The difference between a set's minimum and maximum brightness is expressed as a contrast ratio: a good set may be 30,000 times brighter in its highlights compared to the blacks. With no light emitted from the black areas of the picture, the Pioneer prototype effectively has an infinite contrast ratio.

Pioneer said it would show the prototype at International Consumer Electronics Show in Las Vegas, which starts Monday.

In the LCD camp, manufacturers are improving contrast ratios by replacing the fluorescent backlight with light-emitting diodes, or LEDs. They can be turned off in zones, improving overall contrast ratios, but don't enable pixel-by-pixel control of emitted light.

Another display technology, organic LEDs, or OLEDs, does allow for a perfect black. But for now, those displays are too expensive for the mainstream market. Sony Corp. sells an 11-inch set for about $1,700.

OLED sets also can be very thin, down to an eighth of an inch.
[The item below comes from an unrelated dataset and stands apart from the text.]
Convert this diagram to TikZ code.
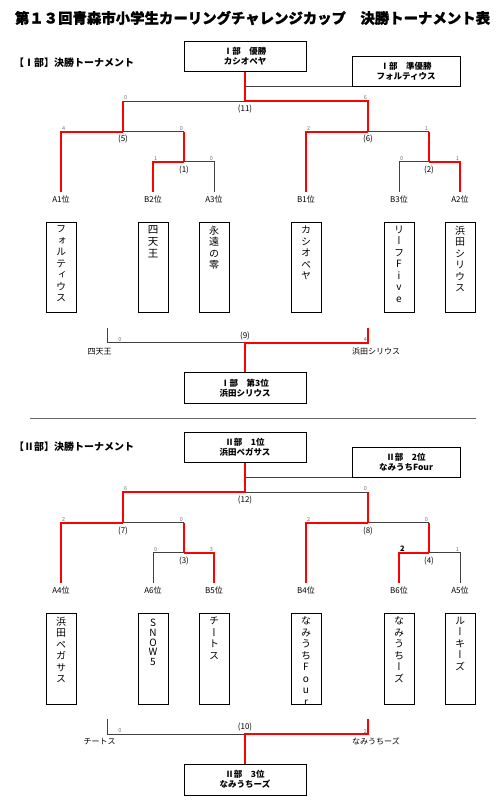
\documentclass[tikz,border=0pt]{standalone}
\usepackage{fontspec}
\setmainfont{Noto Sans CJK JP}
\newfontfamily\vjp[RawFeature=+vert]{Noto Sans CJK JP}
\newfontfamily\heavy[FakeBold=1.2]{Noto Sans CJK JP}
\newcommand\fs[1]{\fontsize{#1}{#1}\selectfont}
\tikzset{
  win/.style={draw=red, line width=1.8pt},
  los/.style={draw=black!75, line width=0.9pt},
  resbox/.style={draw, line width=0.8pt, minimum width=122pt, minimum height=30.6pt, inner sep=0pt, align=center, font=\fontsize{8.5}{10}\selectfont\bfseries},
  rubox/.style={resbox, minimum width=108pt, minimum height=30pt},
  teambox/.style={draw, line width=0.8pt, minimum width=30pt, minimum height=90pt, inner sep=0pt, anchor=north},
  teamtxt/.style={anchor=north, inner sep=0pt, align=center, yshift=-3.5pt, font=\vjp\fontsize{10}{11.5}\selectfont},
  slot/.style={font=\fs{8}, inner xsep=0pt, inner ysep=3.5pt},
  mlbl/.style={font=\fs{8}, inner sep=0pt},
  tlbl/.style={font=\fs{8}, inner sep=0pt},
  score/.style={font=\fs{5.5}, text=black!55, inner sep=0.8pt},
  seclbl/.style={font=\fs{10}\bfseries, inner sep=0pt, anchor=west},
}
\begin{document}
\begin{tikzpicture}[x=1pt,y=-1pt]
\useasboundingbox (0,0) rectangle (503,800);
\node[font=\heavy\fs{14.4}\bfseries, inner sep=0pt] (title) at (252.5,18) {第１３回青森市小学生カーリングチャレンジカップ　決勝トーナメント表};

% ================= Section I =================
\node[seclbl] (sec1) at (14,63) {【Ⅰ部】決勝トーナメント};
\node[resbox] (w1) at (245,56.5) {Ⅰ部　優勝\\カシオペヤ};
\node[rubox] (ru1) at (406,71) {Ⅰ部　準優勝\\フォルティウス};

\coordinate (c11) at (245,101); \coordinate (c11L) at (123,101); \coordinate (c11R) at (368,101);
\coordinate (c5) at (123,131.7); \coordinate (c5L) at (61,131.7); \coordinate (c5R) at (184,131.7);
\coordinate (c1) at (184,161.7); \coordinate (c1L) at (153,161.7); \coordinate (c1R) at (214,161.7);
\coordinate (c6) at (368,131.7); \coordinate (c6L) at (306,131.7); \coordinate (c6R) at (429,131.7);
\coordinate (c2) at (429,161.7); \coordinate (c2L) at (399,161.7); \coordinate (c2R) at (460,161.7);

\node[mlbl] (l11) at (245,108.7) {(11)};
\node[mlbl] (l5) at (123,139) {(5)};
\node[mlbl] (l1) at (184,170) {(1)};
\node[mlbl] (l6) at (368,139) {(6)};
\node[mlbl] (l2) at (429,170) {(2)};

\node[score, anchor=south west] (s11a) at (c11L) {0};
\node[score, anchor=south east] (s11b) at (c11R) {6};
\node[score, anchor=south west] (s5a) at (c5L) {4};
\node[score, anchor=south east] (s5b) at (c5R) {0};
\node[score, anchor=south west] (s1a) at (c1L) {1};
\node[score, anchor=south east] (s1b) at (c1R) {0};
\node[score, anchor=south west] (s6a) at (c6L) {2};
\node[score, anchor=south east] (s6b) at (c6R) {1};
\node[score, anchor=south west] (s2a) at (c2L) {0};
\node[score, anchor=south east] (s2b) at (c2R) {1};

\node[slot] (sA1) at (61,199.5) {A1位};
\node[slot] (sB2) at (153,199.5) {B2位};
\node[slot] (sA3) at (214,199.5) {A3位};
\node[slot] (sB1) at (306,199.5) {B1位};
\node[slot] (sB3) at (399,199.5) {B3位};
\node[slot] (sA2) at (460,199.5) {A2位};

\draw[los] (ru1.south west) -- (ru1.south west -| w1.south);
\draw[los] (c11) -- (c11L);
\draw[los] (c5) -- (c5R);
\draw[los] (c1) -- (c1R) -- (sA3.north);
\draw[los] (c6) -- (c6R);
\draw[los] (c2) -- (c2L) -- (sB3.north);

\draw[win] (w1.south) -- (c11) -- (c11R) -- (c6);
\draw[win] (c11L) -- (c5);
\draw[win] (c5) -- (c5L) -- (sA1.north);
\draw[win] (c5R) -- (c1);
\draw[win] (c1) -- (c1L) -- (sB2.north);
\draw[win] (c6) -- (c6L) -- (sB1.north);
\draw[win] (c6R) -- (c2);
\draw[win] (c2) -- (c2R) -- (sA2.north);

\node[teambox] (bA1) at (61,222.3) {};
\node[teambox] (bB2) at (153,222.3) {};
\node[teambox] (bA3) at (214,222.3) {};
\node[teambox] (bB1) at (306,222.3) {};
\node[teambox] (bB3) at (399,222.3) {};
\node[teambox] (bA2) at (460,222.3) {};
\node[teamtxt] (tA1) at (bA1.north) {フ\\ォ\\ル\\テ\\ィ\\ウ\\ス};
\node[teamtxt, font=\vjp\fontsize{10.5}{12}\selectfont] (tB2) at (bB2.north) {四\\天\\王};
\node[teamtxt] (tA3) at (bA3.north) {永\\遠\\の\\零};
\node[teamtxt] (tB1) at (bB1.north) {カ\\シ\\オ\\ペ\\ヤ};
\node[teamtxt] (tB3) at (bB3.north) {リ\\ー\\フ\\F\\i\\v\\e};
\node[teamtxt] (tA2) at (bA2.north) {浜\\田\\シ\\リ\\ウ\\ス};

% third place I
\coordinate (t9L) at (107,328.3); \coordinate (c9L) at (107,342.7);
\coordinate (c9) at (245,342.7);
\coordinate (c9R) at (368,342.7); \coordinate (t9R) at (368,328.3);
\node[mlbl] (l9) at (245,335.7) {(9)};
\node[score] (s9a) at (120,339.5) {0};
\node[score, anchor=south east] (s9b) at (c9R) {4};
\node[tlbl] (n9L) at (99.5,351.5) {四天王};
\node[tlbl] (n9R) at (376,351.5) {浜田シリウス};
\node[resbox] (b31) at (245,388) {Ⅰ部　第3位\\浜田シリウス};
\draw[los] (t9L) -- (c9L) -- (c9);
\draw[win] (t9R) -- (c9R) -- (c9) -- (b31.north);

% separator
\draw[draw=black!60, line width=0.9pt] (30,418.3) coordinate (sepL) -- (476,418.3) coordinate (sepR);

% ================= Section II =================
\node[seclbl] (sec2) at (14,446.7) {【Ⅱ部】決勝トーナメント};
\node[resbox] (w2) at (245,447.3) {Ⅱ部　1位\\浜田ペガサス};
\node[rubox] (ru2) at (406,462.3) {Ⅱ部　2位\\なみうちFour};

\coordinate (c12) at (245,492); \coordinate (c12L) at (123,492); \coordinate (c12R) at (368,492);
\coordinate (c7) at (123,522.7); \coordinate (c7L) at (61,522.7); \coordinate (c7R) at (184,522.7);
\coordinate (c3) at (184,552.7); \coordinate (c3L) at (153,552.7); \coordinate (c3R) at (214,552.7);
\coordinate (c8) at (368,522.7); \coordinate (c8L) at (306,522.7); \coordinate (c8R) at (429,522.7);
\coordinate (c4) at (429,552.7); \coordinate (c4L) at (399,552.7); \coordinate (c4R) at (460,552.7);

\node[mlbl] (l12) at (245,500) {(12)};
\node[mlbl] (l7) at (123,530.7) {(7)};
\node[mlbl] (l3) at (184,561) {(3)};
\node[mlbl] (l8) at (368,530.7) {(8)};
\node[mlbl] (l4) at (429,561) {(4)};

\node[score, anchor=south west] (s12a) at (c12L) {6};
\node[score, anchor=south east] (s12b) at (c12R) {0};
\node[score, anchor=south west] (s7a) at (c7L) {2};
\node[score, anchor=south east] (s7b) at (c7R) {0};
\node[score, anchor=south west] (s3a) at (c3L) {0};
\node[score, anchor=south east] (s3b) at (c3R) {3};
\node[score, anchor=south west] (s8a) at (c8L) {2};
\node[score, anchor=south east] (s8b) at (c8R) {0};
\node[font=\fs{7.5}\bfseries, inner sep=0pt] (s4a) at (402.5,548.5) {2};
\node[score, anchor=south east] (s4b) at (c4R) {1};

\node[slot] (sA4) at (61,590.7) {A4位};
\node[slot] (sA6) at (153,590.7) {A6位};
\node[slot] (sB5) at (214,590.7) {B5位};
\node[slot] (sB4) at (306,590.7) {B4位};
\node[slot] (sB6) at (399,590.7) {B6位};
\node[slot] (sA5) at (460,590.7) {A5位};

\draw[los] (ru2.south west) -- (ru2.south west -| w2.south);
\draw[los] (c12) -- (c12R);
\draw[los] (c7) -- (c7R);
\draw[los] (c3) -- (c3L) -- (sA6.north);
\draw[los] (c8) -- (c8R);
\draw[los] (c4) -- (c4R) -- (sA5.north);

\draw[win] (w2.south) -- (c12) -- (c12L) -- (c7);
\draw[win] (c12R) -- (c8);
\draw[win] (c7) -- (c7L) -- (sA4.north);
\draw[win] (c7R) -- (c3);
\draw[win] (c3) -- (c3R) -- (sB5.north);
\draw[win] (c8) -- (c8L) -- (sB4.north);
\draw[win] (c8R) -- (c4);
\draw[win] (c4) -- (c4L) -- (sB6.north);

\node[teambox, minimum height=91pt] (bA4) at (61,613.3) {};
\node[teambox, minimum height=91pt] (bA6) at (153,613.3) {};
\node[teambox, minimum height=91pt] (bB5) at (214,613.3) {};
\node[teambox, minimum height=91pt] (bB4) at (306,613.3) {};
\node[teambox, minimum height=91pt] (bB6) at (399,613.3) {};
\node[teambox, minimum height=91pt] (bA5) at (460,613.3) {};
\node[teamtxt] (tA4) at (bA4.north) {浜\\田\\ペ\\ガ\\サ\\ス};
\node[teamtxt, font=\vjp\fontsize{10}{9.8}\selectfont] (tA6) at ([yshift=-2pt]bA6.north) {S\\N\\O\\W\\5};
\node[teamtxt] (tB5) at (bB5.north) {チ\\ー\\ト\\ス};
\node[teamtxt] (tB4) at (bB4.north) {な\\み\\う\\ち\\F\\o\\u\\r};
\node[teamtxt] (tB6) at (bB6.north) {な\\み\\う\\ち\\ー\\ズ};
\node[teamtxt] (tA5) at (bA5.north) {ル\\ー\\キ\\ー\\ズ};

% third place II
\coordinate (t10L) at (107,719.3); \coordinate (c10L) at (107,734);
\coordinate (c10) at (245,734);
\coordinate (c10R) at (368,734); \coordinate (t10R) at (368,719.3);
\node[mlbl] (l10) at (245,727.3) {(10)};
\node[score] (s10a) at (120,731) {0};
\node[score, anchor=south east] (s10b) at (c10R) {2};
\node[tlbl] (n10L) at (99.5,741.7) {チートス};
\node[tlbl] (n10R) at (376,741.7) {なみうちーズ};
\node[resbox] (b32) at (245,779.7) {Ⅱ部　3位\\なみうちーズ};
\draw[los] (t10L) -- (c10L) -- (c10);
\draw[win] (t10R) -- (c10R) -- (c10) -- (b32.north);
\end{tikzpicture}
\end{document}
Pioneer is countering by showing a plasma prototype that is just 9 millimeters thick, or 3/8 of an inch, claiming it is the thinnest 50-inch set ever.

"There's so much noise getting around about all these technologies, we thought it was important to show what (plasma) displays can do today," said Russ Johnston, an executive at Pioneer Electronics (USA) Inc.

Johnston said neither the thin display nor the perfect black technology will be ready for the market in 2008. "It's close, but not that close," he said in an interview.